Risks, Knowledge,  & Decision Making

As noted above, an engineering perspective should focus on the risks of flawed designs begetting discrepancies between purposes and outcomes. Schematically, two types of outcome are to be considered: symbolic ones are meant to feed human decisions making, and behavioral ones directly govern devices behaviors. For AI systems combining both symbolic and non symbolic capabilities, risks can arise from:

  • Unsupervised decision making: device behaviors directly governed by implicit knowledge (a).
  • Embedded decision making: flawed decisions based on symbolic knowledge built from implicit knowledge (b).
  • Distributed decision making: muddled decisions based on symbolic knowledge built by combining different domains of discourse (c).
Unsupervised (a), embedded (b), and distributed (c) decision making.
Unsupervised (a), embedded (b), and distributed (c) decision making.

Whereas risks bred by unsupervised decision making can be handled with conventional engineering solutions, that’s not the case for embedded or distributed decision making supported by intelligent devices.

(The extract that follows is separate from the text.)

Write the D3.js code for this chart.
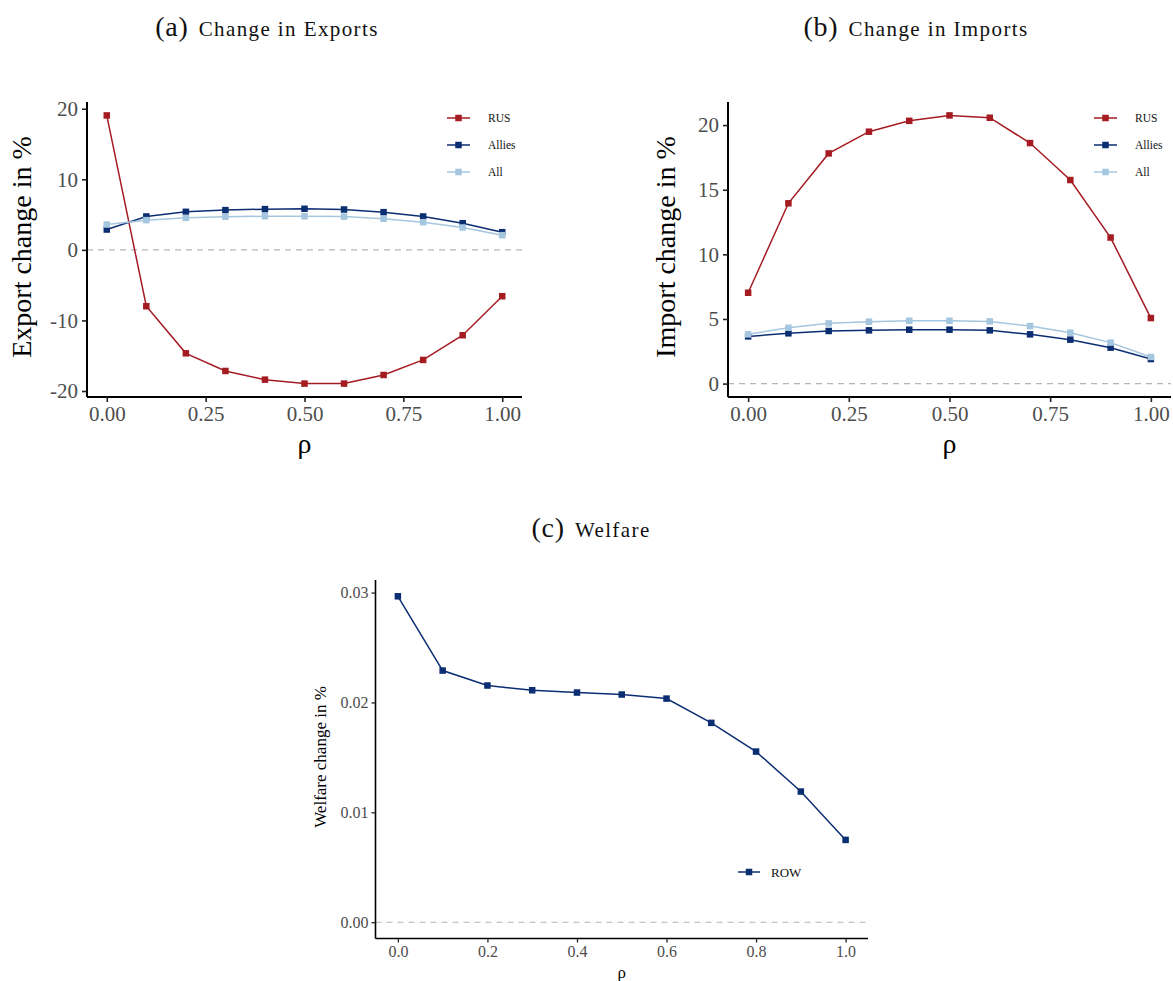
<!DOCTYPE html>
<html><head><meta charset="utf-8">
<script src="https://cdn.jsdelivr.net/npm/d3@7"></script>
<style>body{margin:0;background:#fff}svg{display:block}</style>
</head><body>
<script>
// ---- data ----
const rho = [0, 0.1, 0.2, 0.3, 0.4, 0.5, 0.6, 0.7, 0.8, 0.9, 1.0];
const seriesNames = ["RUS", "Allies", "All"];
const exportRUS = [19.05, -7.99, -14.66, -17.16, -18.39, -18.95, -18.95, -17.73, -15.6, -12.1, -6.57];
const exportAllies = [2.88, 4.73, 5.39, 5.63, 5.77, 5.82, 5.72, 5.34, 4.73, 3.78, 2.5];
const exportAll = [3.59, 4.21, 4.54, 4.7, 4.76, 4.76, 4.71, 4.4, 3.92, 3.17, 2.08];
const importRUS = [7.03, 13.95, 17.81, 19.49, 20.33, 20.75, 20.57, 18.61, 15.75, 11.3, 5.07];
const importAllies = [3.65, 3.89, 4.07, 4.12, 4.17, 4.17, 4.12, 3.81, 3.4, 2.78, 1.9];
const importAll = [3.81, 4.32, 4.66, 4.79, 4.86, 4.86, 4.81, 4.45, 3.94, 3.17, 2.06];
const welfareROW = [0.02966, 0.0229, 0.02154, 0.02111, 0.0209, 0.02072, 0.02035, 0.01814, 0.01553, 0.01189, 0.00749];
const ticksA_y = [-20, -10, 0, 10, 20];
const ticksB_y = [0, 5, 10, 15, 20];
const ticksC_y = [0, 0.01, 0.02, 0.03];
const ticksAB_x = [0, 0.25, 0.5, 0.75, 1];
const ticksC_x = [0, 0.2, 0.4, 0.6, 0.8, 1.0];

const colors = {RUS: "#a51b22", Allies: "#0b2e72", All: "#a5c6df", ROW: "#0b2e72"};
const serif = "'Liberation Serif','Times New Roman',serif";

const svg = d3.select("body").append("svg").attr("width", 1173).attr("height", 981);

function panel(o) {
  const g = svg.append("g");
  const allVals = o.series.flatMap(s => s.values).concat([0]);
  const ymin = d3.min(allVals), ymax = d3.max(allVals), yr = ymax - ymin;
  const x = d3.scaleLinear().domain([-0.05, 1.05]).range([o.left, o.right]);
  const y = d3.scaleLinear().domain([ymin - 0.05 * yr, ymax + 0.05 * yr]).range([o.bottom, o.top]);

  // zero line
  g.append("line").attr("x1", o.left).attr("x2", o.right)
    .attr("y1", y(0)).attr("y2", y(0))
    .attr("stroke", "#b5b5b5").attr("stroke-width", 1.1).attr("stroke-dasharray", "6,5");

  // series
  const line = d3.line().x((d, i) => x(rho[i])).y(d => y(d));
  o.series.forEach(s => {
    g.append("path").datum(s.values).attr("d", line)
      .attr("fill", "none").attr("stroke", colors[s.name]).attr("stroke-width", o.lw);
    g.selectAll(null).data(s.values).enter().append("rect")
      .attr("x", (d, i) => x(rho[i]) - o.ms / 2).attr("y", d => y(d) - o.ms / 2)
      .attr("width", o.ms).attr("height", o.ms).attr("fill", colors[s.name]);
  });

  // axes
  const xa = g.append("g").attr("transform", `translate(0,${o.bottom})`)
    .call(d3.axisBottom(x).tickValues(o.xticks).tickFormat(o.xfmt).tickSize(o.tick).tickSizeOuter(0).tickPadding(o.pad));
  const ya = g.append("g").attr("transform", `translate(${o.left},0)`)
    .call(d3.axisLeft(y).tickValues(o.yticks).tickFormat(o.yfmt).tickSize(o.tick).tickSizeOuter(0).tickPadding(o.pad));
  [xa, ya].forEach(a => {
    a.select(".domain").attr("stroke", "#000").attr("stroke-width", o.axw);
    a.selectAll(".tick line").attr("stroke", "#222").attr("stroke-width", o.axw * 0.8);
    a.selectAll("text").attr("font-family", serif).attr("font-size", o.tickfs).attr("fill", "#4d4d4d");
  });
  xa.select(".domain").attr("d", `M${o.left},0H${o.right}`);
  ya.select(".domain").attr("d", `M0,${o.bottom}V${o.top}`);

  // labels
  g.append("text").attr("x", (o.left + o.right) / 2).attr("y", o.xlabY)
    .attr("text-anchor", "middle").attr("font-family", serif).attr("font-size", o.labfs).text("ρ");
  g.append("text").attr("transform", `translate(${o.ylabX},${o.ylabY}) rotate(-90)`)
    .attr("text-anchor", "middle").attr("font-family", serif).attr("font-size", o.labfs).text(o.ylab);

  // title
  const t = svg.append("text").attr("x", o.titleX).attr("y", o.titleY).attr("text-anchor", "middle")
    .attr("font-family", serif).attr("fill", "#111");
  t.append("tspan").attr("font-size", 28).attr("letter-spacing", 0.8).text(o.tag);
  t.append("tspan").attr("font-size", 21).attr("dx", 10).attr("letter-spacing", 1.4).text(o.title);

  // legend
  o.series.forEach((s, i) => {
    const ly = o.legY + i * o.legGap;
    g.append("line").attr("x1", o.legX).attr("x2", o.legX + o.legW).attr("y1", ly).attr("y2", ly)
      .attr("stroke", colors[s.name]).attr("stroke-width", o.lw);
    g.append("rect").attr("x", o.legX + o.legW / 2 - o.ms / 2).attr("y", ly - o.ms / 2)
      .attr("width", o.ms).attr("height", o.ms).attr("fill", colors[s.name]);
    g.append("text").attr("x", o.legX + o.legW + o.legTx).attr("y", ly + o.legfs * 0.35)
      .attr("font-family", serif).attr("font-size", o.legfs).attr("fill", "#111").text(s.name);
  });
}

panel({
  left: 87, right: 522, top: 102, bottom: 397,
  series: [{name: "RUS", values: exportRUS}, {name: "Allies", values: exportAllies}, {name: "All", values: exportAll}],
  xticks: ticksAB_x, yticks: ticksA_y, xfmt: d3.format(".2f"), yfmt: d => String(d),
  tick: 5, pad: 4, axw: 2, tickfs: 21, labfs: 28, lw: 1.5, ms: 6.5,
  xlabY: 453, ylabX: 31, ylabY: 247, ylab: "Export change in %",
  titleX: 267, titleY: 36, tag: "(a)", title: "Change in Exports",
  legX: 447, legW: 23, legTx: 18, legY: 118, legGap: 27, legfs: 11.5
});

panel({
  left: 728, right: 1171, top: 102, bottom: 397,
  series: [{name: "RUS", values: importRUS}, {name: "Allies", values: importAllies}, {name: "All", values: importAll}],
  xticks: ticksAB_x, yticks: ticksB_y, xfmt: d3.format(".2f"), yfmt: d => String(d),
  tick: 5, pad: 4, axw: 2, tickfs: 21, labfs: 28, lw: 1.5, ms: 6.5,
  xlabY: 453, ylabX: 675, ylabY: 247, ylab: "Import change in %",
  titleX: 916, titleY: 36, tag: "(b)", title: "Change in Imports",
  legX: 1094, legW: 23, legTx: 18, legY: 118, legGap: 27, legfs: 11.5
});

panel({
  left: 375.5, right: 868, top: 580, bottom: 938.5,
  series: [{name: "ROW", values: welfareROW}],
  xticks: ticksC_x, yticks: ticksC_y, xfmt: d3.format(".1f"), yfmt: d3.format(".2f"),
  tick: 4, pad: 3, axw: 1.6, tickfs: 16, labfs: 17, lw: 1.5, ms: 6.5,
  xlabY: 978, ylabX: 326, ylabY: 757, ylab: "Welfare change in %",
  titleX: 591, titleY: 537, tag: "(c)", title: "Welfare",
  legX: 738, legW: 22, legTx: 11, legY: 872, legGap: 27, legfs: 13
});
</script>
</body></html>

And both risks may be increased respectively by the so-called internet of things and semantic web.

Internet of Things, Semantic Web, & Embedded Insanity

On one hand the so-called “internet second revolution” can be summarized as the end of privileged netizenship: while the classic internet limited its residency to computer systems duly identified by regulatory bodies, the new one makes room for every kind of device. As a consequence, many intelligent devices (e.g cell phones) have made their coming out into fully fledged systems.

On the other hand the so-called “semantic web” can be seen as the symbolic counterpart of the internet of things, providing a whole of comprehensive and consistent meanings to targeted factual realities. Yet, given that the symbolic world is not flat but built on piled mazes of meanings, their charting is to be contingent on projections with dissonant semantics. Moreover, as meanings are not supposed to be set in stone, semantic configurations have to be continuously adjusted.

That double trend clearly increases the risks of flawed outcomes and erratic behaviors:

  • Holed up sources of implicit knowledge are bound to increase the hazards of unsupervised behaviors or propagate unreliable information.
  • Misalignment of semantics domains may blur the purposes of intelligent apparatus and introduce biases in knowledge processing.

But such threats are less intrinsic to AI than caused by the way it is used: insanity is more probably to spring from the ill-designed integration of intelligent and reasonable systems into the social fabric than from insane ones.

Further Readings

One thought on “AI & Embedded Insanity”

  1. Interesting read, I work in an Iot environment and work as a search engine specialist and understand the basis for machine learning, Googles Rank Brain and the semantic web as well…….
    AI just seems like a mistake, no matter how well engineered. The driving force seems to be to gain entry into eternity, which I believe is granted through death, not imprisoning one’s “mapped brain” into a emotionless machine. Its coming though, no matter if Bill Gates, Elon Musk and Stephen Hawkins combined all say its truly…. just a bad idea.